In the late 1930s and the 1940s national accountants took up Keynes’s ideas about how government could invigorate an economy, and came to view government spending as directly increasing output. For the first time in the history of modern economic thought, government spending became important – in stark contrast to Kuznets’s omission of many government services from the national income. This redefinition of government as a contributor to national product was a decisive development in value theory. Keynes’s ideas quickly gained acceptance and were among the main influences behind the publication of the first handbook to calculate GDP, the United Nations’ System of National Accounts (SNA): a monumental work that in its fourth edition now runs to 662 pages.

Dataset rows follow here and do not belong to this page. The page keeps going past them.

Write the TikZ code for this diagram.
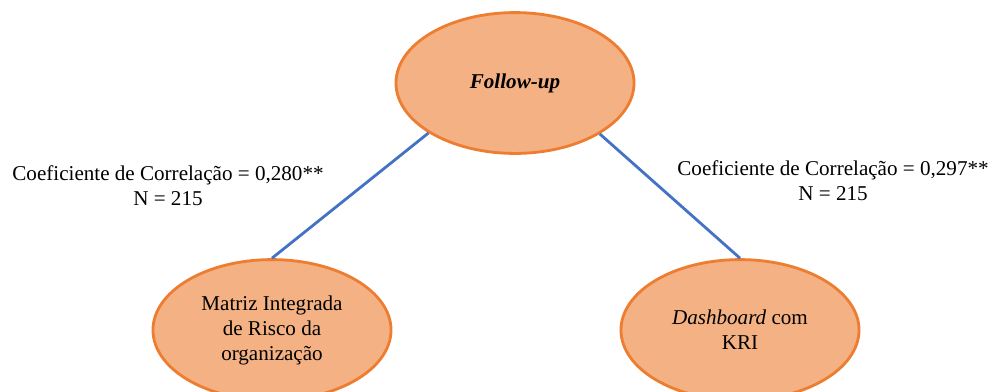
\documentclass[tikz,border=0pt]{standalone}
\usepackage{fontspec}
\setmainfont{Liberation Serif}
\usetikzlibrary{shapes.geometric}
\definecolor{bubblefill}{HTML}{F4B183}
\definecolor{bubbleedge}{HTML}{ED7D31}
\definecolor{linkblue}{HTML}{4472C4}
\begin{document}
\begin{tikzpicture}[x=0.025cm,y=-0.025cm,
  bubble/.style={ellipse, draw=bubbleedge, fill=bubblefill, line width=2pt,
    minimum width=5.95cm, minimum height=3.52cm, inner sep=0pt,
    align=center, font=\fontsize{15}{17.8}\selectfont},
  link/.style={draw=linkblue, line width=2pt},
  stat/.style={align=center, inner sep=0pt, font=\fontsize{15}{17.8}\selectfont}]
\useasboundingbox (0,0) rectangle (992,391);
% the three variables
\node[bubble] (fu) at (515,83) {\textbf{\textit{Follow-up}}};
\node[bubble] (mat) at (272,330) {Matriz Integrada\\de Risco da\\organização};
\node[bubble] (dash) at (740,330) {\textit{Dashboard} com\\KRI};
% correlations
\draw[link] (fu.210.3) -- (mat.north);
\draw[link] (fu.329.7) -- (dash.north);
% statistics beside each link
\node[stat] (s1) at (168,185.5) {Coeficiente de Correlação = 0,280**\\N = 215};
\node[stat] (s2) at (833,180.5) {Coeficiente de Correlação = 0,297**\\N = 215};
\end{tikzpicture}
\end{document}
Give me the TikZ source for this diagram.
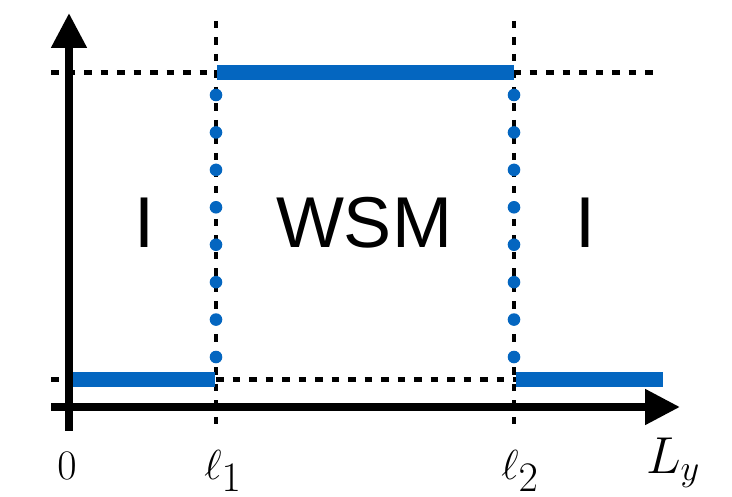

THE SYSTEM OF NATIONAL ACCOUNTS COMES INTO BEING
After the Second World War, formal international rules were drawn up, standardizing national accounting for production, income and expenditure. The first version of the SNA, compiled by the United Nations, appeared in 1953. 12The SNA describes itself as ‘a statistical framework that provides a comprehensive, consistent and flexible set of macroeconomic accounts for policymaking, analysis and research purposes’. 13It defines national accounting as measuring ‘what takes place in the economy, between which agents, and for what purpose’; at its heart ‘is the production of goods and services’. 14GDP is ‘[i]n simple terms, the amount of value added generated by production’. 15It is defined explicitly as a measure of value creation. It can therefore be said that the national accounts, too, have a production boundary.